== Exercise instructions ==
Write out each line word for word. Drop pictures.

== Provided material ==
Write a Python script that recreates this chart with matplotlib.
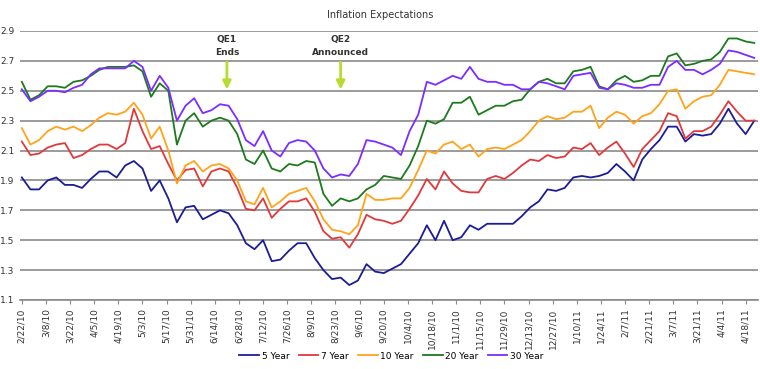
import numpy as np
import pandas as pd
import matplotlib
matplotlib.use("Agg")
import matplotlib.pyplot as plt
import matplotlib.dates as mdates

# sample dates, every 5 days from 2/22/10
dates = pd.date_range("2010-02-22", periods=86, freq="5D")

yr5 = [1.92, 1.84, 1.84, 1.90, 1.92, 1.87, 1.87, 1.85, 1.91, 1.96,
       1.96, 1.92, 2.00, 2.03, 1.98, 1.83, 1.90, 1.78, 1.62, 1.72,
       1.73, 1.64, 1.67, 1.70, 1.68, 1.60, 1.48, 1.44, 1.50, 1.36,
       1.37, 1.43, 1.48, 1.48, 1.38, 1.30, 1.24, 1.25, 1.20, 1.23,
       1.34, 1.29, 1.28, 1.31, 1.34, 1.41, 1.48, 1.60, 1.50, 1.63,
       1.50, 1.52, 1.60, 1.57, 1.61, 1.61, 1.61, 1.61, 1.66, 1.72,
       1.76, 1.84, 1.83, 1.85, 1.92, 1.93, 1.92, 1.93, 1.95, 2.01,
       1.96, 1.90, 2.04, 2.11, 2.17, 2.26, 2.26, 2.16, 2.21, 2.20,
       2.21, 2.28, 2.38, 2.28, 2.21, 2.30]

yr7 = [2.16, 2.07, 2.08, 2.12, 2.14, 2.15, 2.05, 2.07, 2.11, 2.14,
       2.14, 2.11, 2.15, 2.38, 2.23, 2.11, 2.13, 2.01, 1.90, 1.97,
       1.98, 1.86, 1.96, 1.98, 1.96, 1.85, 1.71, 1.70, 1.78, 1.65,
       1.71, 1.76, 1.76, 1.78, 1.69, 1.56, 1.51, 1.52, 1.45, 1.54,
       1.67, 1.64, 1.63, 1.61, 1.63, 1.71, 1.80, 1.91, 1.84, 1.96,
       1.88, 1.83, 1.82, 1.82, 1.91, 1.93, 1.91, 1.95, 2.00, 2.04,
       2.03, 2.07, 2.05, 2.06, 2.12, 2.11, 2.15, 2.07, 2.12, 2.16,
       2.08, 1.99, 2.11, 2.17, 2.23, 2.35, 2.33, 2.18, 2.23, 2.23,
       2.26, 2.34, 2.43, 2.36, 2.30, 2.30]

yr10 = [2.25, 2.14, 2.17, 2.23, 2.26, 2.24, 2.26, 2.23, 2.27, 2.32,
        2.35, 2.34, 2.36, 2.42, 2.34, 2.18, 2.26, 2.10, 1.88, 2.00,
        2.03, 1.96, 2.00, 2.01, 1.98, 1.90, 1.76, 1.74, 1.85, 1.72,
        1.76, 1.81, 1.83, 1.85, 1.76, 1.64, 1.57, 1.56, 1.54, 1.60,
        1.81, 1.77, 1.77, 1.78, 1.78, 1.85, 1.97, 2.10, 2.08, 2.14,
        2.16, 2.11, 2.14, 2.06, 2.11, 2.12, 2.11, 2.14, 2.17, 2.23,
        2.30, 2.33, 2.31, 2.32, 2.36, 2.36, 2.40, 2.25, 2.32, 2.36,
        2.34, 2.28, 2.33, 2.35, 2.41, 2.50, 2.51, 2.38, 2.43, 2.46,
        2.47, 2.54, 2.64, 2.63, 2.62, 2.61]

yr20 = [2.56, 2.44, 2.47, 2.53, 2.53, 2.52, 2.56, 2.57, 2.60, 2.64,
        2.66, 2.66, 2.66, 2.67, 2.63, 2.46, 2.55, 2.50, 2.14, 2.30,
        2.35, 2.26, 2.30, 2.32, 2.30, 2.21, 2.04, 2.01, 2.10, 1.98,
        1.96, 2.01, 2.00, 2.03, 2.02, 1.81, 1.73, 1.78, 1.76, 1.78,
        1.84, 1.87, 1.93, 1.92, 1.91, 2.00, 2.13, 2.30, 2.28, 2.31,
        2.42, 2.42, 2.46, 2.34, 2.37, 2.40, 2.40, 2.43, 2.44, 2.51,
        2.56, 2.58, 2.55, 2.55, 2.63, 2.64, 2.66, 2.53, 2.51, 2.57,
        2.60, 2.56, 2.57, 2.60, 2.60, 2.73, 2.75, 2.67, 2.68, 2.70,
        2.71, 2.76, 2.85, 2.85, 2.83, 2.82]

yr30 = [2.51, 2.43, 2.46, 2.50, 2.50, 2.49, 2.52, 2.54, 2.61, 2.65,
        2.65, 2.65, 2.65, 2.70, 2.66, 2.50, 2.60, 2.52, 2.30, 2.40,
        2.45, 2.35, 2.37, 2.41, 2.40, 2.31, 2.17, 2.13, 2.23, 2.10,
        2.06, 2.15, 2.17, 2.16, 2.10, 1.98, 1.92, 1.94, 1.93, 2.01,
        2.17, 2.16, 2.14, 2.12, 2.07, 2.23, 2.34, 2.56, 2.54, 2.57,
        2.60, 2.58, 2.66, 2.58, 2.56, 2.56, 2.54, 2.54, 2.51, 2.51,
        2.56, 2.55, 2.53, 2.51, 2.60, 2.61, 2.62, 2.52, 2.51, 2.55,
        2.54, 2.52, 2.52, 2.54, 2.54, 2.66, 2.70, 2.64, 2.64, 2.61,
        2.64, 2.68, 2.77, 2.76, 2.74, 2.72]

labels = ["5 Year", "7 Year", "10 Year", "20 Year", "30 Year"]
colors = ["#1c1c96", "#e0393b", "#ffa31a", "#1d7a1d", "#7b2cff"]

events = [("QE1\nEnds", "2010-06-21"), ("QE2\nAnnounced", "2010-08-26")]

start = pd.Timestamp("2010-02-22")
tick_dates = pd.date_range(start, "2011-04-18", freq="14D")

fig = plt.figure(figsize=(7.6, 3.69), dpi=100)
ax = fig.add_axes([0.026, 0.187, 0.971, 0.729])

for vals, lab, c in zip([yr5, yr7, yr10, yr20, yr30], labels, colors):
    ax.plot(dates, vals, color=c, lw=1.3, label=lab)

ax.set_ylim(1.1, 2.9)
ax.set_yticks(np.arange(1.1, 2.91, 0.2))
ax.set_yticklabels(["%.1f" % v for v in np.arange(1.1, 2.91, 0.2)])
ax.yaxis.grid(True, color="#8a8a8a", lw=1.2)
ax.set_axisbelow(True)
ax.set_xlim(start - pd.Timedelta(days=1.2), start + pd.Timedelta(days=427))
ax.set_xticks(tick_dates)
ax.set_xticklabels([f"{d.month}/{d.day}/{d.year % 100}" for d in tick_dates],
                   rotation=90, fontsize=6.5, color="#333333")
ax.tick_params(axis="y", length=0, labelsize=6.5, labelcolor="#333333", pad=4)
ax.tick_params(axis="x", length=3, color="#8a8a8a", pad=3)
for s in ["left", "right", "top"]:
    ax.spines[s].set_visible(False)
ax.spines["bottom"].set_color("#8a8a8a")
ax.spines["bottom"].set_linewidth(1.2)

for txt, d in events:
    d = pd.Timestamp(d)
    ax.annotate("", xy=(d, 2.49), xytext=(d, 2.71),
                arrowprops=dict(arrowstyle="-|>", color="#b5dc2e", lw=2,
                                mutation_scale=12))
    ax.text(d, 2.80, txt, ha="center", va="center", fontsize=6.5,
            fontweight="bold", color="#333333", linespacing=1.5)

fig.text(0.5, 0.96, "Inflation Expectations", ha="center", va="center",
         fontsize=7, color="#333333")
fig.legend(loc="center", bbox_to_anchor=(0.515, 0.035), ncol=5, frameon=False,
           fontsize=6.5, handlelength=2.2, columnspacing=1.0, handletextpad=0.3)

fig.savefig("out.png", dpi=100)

== Response ==
Write a Python script that recreates this chart with matplotlib.
import numpy as np
import pandas as pd
import matplotlib
matplotlib.use("Agg")
import matplotlib.pyplot as plt
import matplotlib.dates as mdates

# sample dates, every 5 days from 2/22/10
dates = pd.date_range("2010-02-22", periods=86, freq="5D")

yr5 = [1.92, 1.84, 1.84, 1.90, 1.92, 1.87, 1.87, 1.85, 1.91, 1.96,
       1.96, 1.92, 2.00, 2.03, 1.98, 1.83, 1.90, 1.78, 1.62, 1.72,
       1.73, 1.64, 1.67, 1.70, 1.68, 1.60, 1.48, 1.44, 1.50, 1.36,
       1.37, 1.43, 1.48, 1.48, 1.38, 1.30, 1.24, 1.25, 1.20, 1.23,
       1.34, 1.29, 1.28, 1.31, 1.34, 1.41, 1.48, 1.60, 1.50, 1.63,
       1.50, 1.52, 1.60, 1.57, 1.61, 1.61, 1.61, 1.61, 1.66, 1.72,
       1.76, 1.84, 1.83, 1.85, 1.92, 1.93, 1.92, 1.93, 1.95, 2.01,
       1.96, 1.90, 2.04, 2.11, 2.17, 2.26, 2.26, 2.16, 2.21, 2.20,
       2.21, 2.28, 2.38, 2.28, 2.21, 2.30]

yr7 = [2.16, 2.07, 2.08, 2.12, 2.14, 2.15, 2.05, 2.07, 2.11, 2.14,
       2.14, 2.11, 2.15, 2.38, 2.23, 2.11, 2.13, 2.01, 1.90, 1.97,
       1.98, 1.86, 1.96, 1.98, 1.96, 1.85, 1.71, 1.70, 1.78, 1.65,
       1.71, 1.76, 1.76, 1.78, 1.69, 1.56, 1.51, 1.52, 1.45, 1.54,
       1.67, 1.64, 1.63, 1.61, 1.63, 1.71, 1.80, 1.91, 1.84, 1.96,
       1.88, 1.83, 1.82, 1.82, 1.91, 1.93, 1.91, 1.95, 2.00, 2.04,
       2.03, 2.07, 2.05, 2.06, 2.12, 2.11, 2.15, 2.07, 2.12, 2.16,
       2.08, 1.99, 2.11, 2.17, 2.23, 2.35, 2.33, 2.18, 2.23, 2.23,
       2.26, 2.34, 2.43, 2.36, 2.30, 2.30]

yr10 = [2.25, 2.14, 2.17, 2.23, 2.26, 2.24, 2.26, 2.23, 2.27, 2.32,
        2.35, 2.34, 2.36, 2.42, 2.34, 2.18, 2.26, 2.10, 1.88, 2.00,
        2.03, 1.96, 2.00, 2.01, 1.98, 1.90, 1.76, 1.74, 1.85, 1.72,
        1.76, 1.81, 1.83, 1.85, 1.76, 1.64, 1.57, 1.56, 1.54, 1.60,
        1.81, 1.77, 1.77, 1.78, 1.78, 1.85, 1.97, 2.10, 2.08, 2.14,
        2.16, 2.11, 2.14, 2.06, 2.11, 2.12, 2.11, 2.14, 2.17, 2.23,
        2.30, 2.33, 2.31, 2.32, 2.36, 2.36, 2.40, 2.25, 2.32, 2.36,
        2.34, 2.28, 2.33, 2.35, 2.41, 2.50, 2.51, 2.38, 2.43, 2.46,
        2.47, 2.54, 2.64, 2.63, 2.62, 2.61]

yr20 = [2.56, 2.44, 2.47, 2.53, 2.53, 2.52, 2.56, 2.57, 2.60, 2.64,
        2.66, 2.66, 2.66, 2.67, 2.63, 2.46, 2.55, 2.50, 2.14, 2.30,
        2.35, 2.26, 2.30, 2.32, 2.30, 2.21, 2.04, 2.01, 2.10, 1.98,
        1.96, 2.01, 2.00, 2.03, 2.02, 1.81, 1.73, 1.78, 1.76, 1.78,
        1.84, 1.87, 1.93, 1.92, 1.91, 2.00, 2.13, 2.30, 2.28, 2.31,
        2.42, 2.42, 2.46, 2.34, 2.37, 2.40, 2.40, 2.43, 2.44, 2.51,
        2.56, 2.58, 2.55, 2.55, 2.63, 2.64, 2.66, 2.53, 2.51, 2.57,
        2.60, 2.56, 2.57, 2.60, 2.60, 2.73, 2.75, 2.67, 2.68, 2.70,
        2.71, 2.76, 2.85, 2.85, 2.83, 2.82]

yr30 = [2.51, 2.43, 2.46, 2.50, 2.50, 2.49, 2.52, 2.54, 2.61, 2.65,
        2.65, 2.65, 2.65, 2.70, 2.66, 2.50, 2.60, 2.52, 2.30, 2.40,
        2.45, 2.35, 2.37, 2.41, 2.40, 2.31, 2.17, 2.13, 2.23, 2.10,
        2.06, 2.15, 2.17, 2.16, 2.10, 1.98, 1.92, 1.94, 1.93, 2.01,
        2.17, 2.16, 2.14, 2.12, 2.07, 2.23, 2.34, 2.56, 2.54, 2.57,
        2.60, 2.58, 2.66, 2.58, 2.56, 2.56, 2.54, 2.54, 2.51, 2.51,
        2.56, 2.55, 2.53, 2.51, 2.60, 2.61, 2.62, 2.52, 2.51, 2.55,
        2.54, 2.52, 2.52, 2.54, 2.54, 2.66, 2.70, 2.64, 2.64, 2.61,
        2.64, 2.68, 2.77, 2.76, 2.74, 2.72]

labels = ["5 Year", "7 Year", "10 Year", "20 Year", "30 Year"]
colors = ["#1c1c96", "#e0393b", "#ffa31a", "#1d7a1d", "#7b2cff"]

events = [("QE1\nEnds", "2010-06-21"), ("QE2\nAnnounced", "2010-08-26")]

start = pd.Timestamp("2010-02-22")
tick_dates = pd.date_range(start, "2011-04-18", freq="14D")

fig = plt.figure(figsize=(7.6, 3.69), dpi=100)
ax = fig.add_axes([0.026, 0.187, 0.971, 0.729])

for vals, lab, c in zip([yr5, yr7, yr10, yr20, yr30], labels, colors):
    ax.plot(dates, vals, color=c, lw=1.3, label=lab)

ax.set_ylim(1.1, 2.9)
ax.set_yticks(np.arange(1.1, 2.91, 0.2))
ax.set_yticklabels(["%.1f" % v for v in np.arange(1.1, 2.91, 0.2)])
ax.yaxis.grid(True, color="#8a8a8a", lw=1.2)
ax.set_axisbelow(True)
ax.set_xlim(start - pd.Timedelta(days=1.2), start + pd.Timedelta(days=427))
ax.set_xticks(tick_dates)
ax.set_xticklabels([f"{d.month}/{d.day}/{d.year % 100}" for d in tick_dates],
                   rotation=90, fontsize=6.5, color="#333333")
ax.tick_params(axis="y", length=0, labelsize=6.5, labelcolor="#333333", pad=4)
ax.tick_params(axis="x", length=3, color="#8a8a8a", pad=3)
for s in ["left", "right", "top"]:
    ax.spines[s].set_visible(False)
ax.spines["bottom"].set_color("#8a8a8a")
ax.spines["bottom"].set_linewidth(1.2)

for txt, d in events:
    d = pd.Timestamp(d)
    ax.annotate("", xy=(d, 2.49), xytext=(d, 2.71),
                arrowprops=dict(arrowstyle="-|>", color="#b5dc2e", lw=2,
                                mutation_scale=12))
    ax.text(d, 2.80, txt, ha="center", va="center", fontsize=6.5,
            fontweight="bold", color="#333333", linespacing=1.5)

fig.text(0.5, 0.96, "Inflation Expectations", ha="center", va="center",
         fontsize=7, color="#333333")
fig.legend(loc="center", bbox_to_anchor=(0.515, 0.035), ncol=5, frameon=False,
           fontsize=6.5, handlelength=2.2, columnspacing=1.0, handletextpad=0.3)

fig.savefig("out.png", dpi=100)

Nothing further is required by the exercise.